Kesha appeals decision in contract dispute, likening it to slavery
The legal battle over Kesha’s recording contract with the producer she has accused of raping and abusing her is moving forward.
Lawyers for the platinum-selling “Tik Tok” singer are appealing a New York Supreme Court judge’s decision in February holding Kesha to a contract with Lukasz Gottwald, the producer known as Dr. Luke. The decision sparked calls from the public and celebrities including Lady Gaga, Kelly Clarkson and Lena Dunham to #FreeKesha. Taylor Swift pledged to donate $250,000 to support her.
Justice Shirley Kornreich denied Kesha’s request for a preliminary injunction that would release her from a six-record deal, pending resolution of multiple claims. Kesha’s lawyers argued that as long as she is tied to Gottwald her career will suffer, while the damage to Gottwald and his recording companies will be minimal in comparison.
Korneich sided with Gottwald, whose lawyers said he has invested $60 million in her career and has agreed to let her record music without his involvement. Gottwald has denied the abuse, saying Kesha is extorting him to get out of her contracts with Kemosabe Records, his label under Sony. He has said she is taking out on him her frustration with a stalled career.
Korneich told Kesha’s lawyer, Mark Geragos, that he was “asking the court to decimate a contract that was heavily negotiated and typical for the industry.” (Geragos is a CNN legal contributor.)
In response, Kesha’s legal team said in court documents filed Saturday that Korneich erred in basing her decision on the finding that Kesha could record without Gottwald’s interference.
“Although (the court) recognized that ‘slavery was done away with a long time ago’ and that ‘(y)ou can’t force someone to work … in a situation in which they don’t want to work,’ the Court’s ruling requiring Kesha to work for Gottwald’s companies, purportedly without his involvement, does just that,” he alleged.
The court also erred in concluding there had been no showing of irreparable harm to Kesha, her lawyers claim. In support of her motion for a preliminary injunction, Kesha submitted affidavits from people in the music industry attesting to her claim “that a young pop star’s fame will fade quickly, and permanently, due to a loss of momentum.”
A lawyer for Gottwald declined to comment Tuesday on the latest filings.
The legal saga began in 2014, when Kesha sued Gottwald and his recording companies in Los Angeles Superior Court, alleging sexual assault and battery, harassment, violation of California’s unfair business laws and intentional and negligent infliction of emotional distress.

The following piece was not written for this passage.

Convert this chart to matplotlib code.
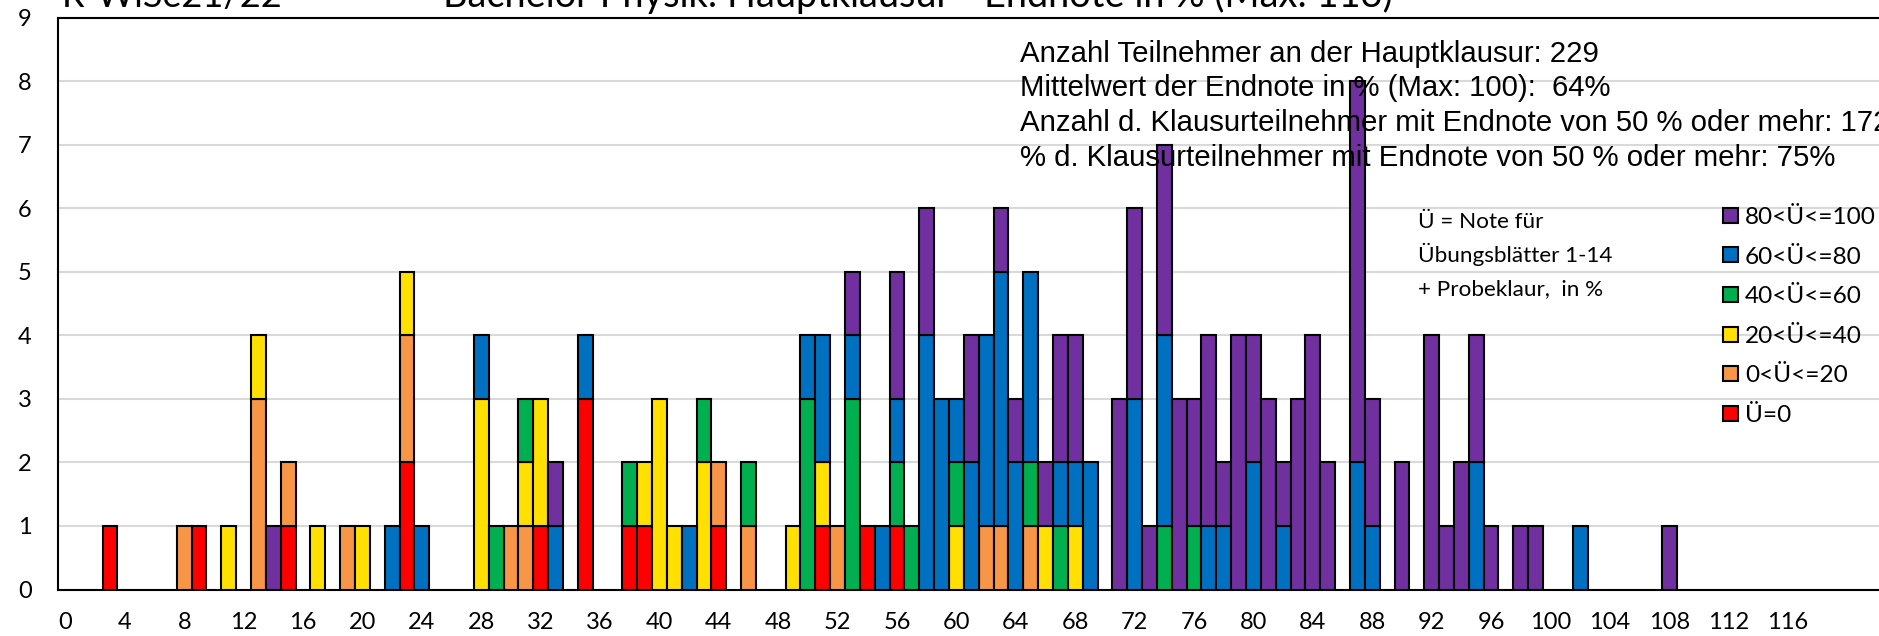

The claims are based on her allegations that Gottwald sexually, physically, and emotionally abused her during their 10-year relationship, starting when she was 18. Her lawsuit alleges that he once drugged and raped her, contributing to an eating disorder that led to a stint in rehab.
Gottwald had denied any claims of abuse or rape. After Korneich’s February ruling he said on Twitter that he did not rape Kesha and never had sex with her. He cited court proceedings in 2011 in which Kesha testified that the date rape never took place.
Gottwald brought the dispute cross-country by filing a lawsuit in New York Superior Court alleging defamation and breach of contract, claiming New York was the appropriate venue for claims related to their contracts. The California court stayed Kesha’s lawsuit pending resolution of the actions in New York, prompting Kesha to file counterclaims alleging sexual harassment, gender-based violation and intentional infliction of emotional distress.
Kesha is seeking undisclosed monetary damages and to be let out of her contracts.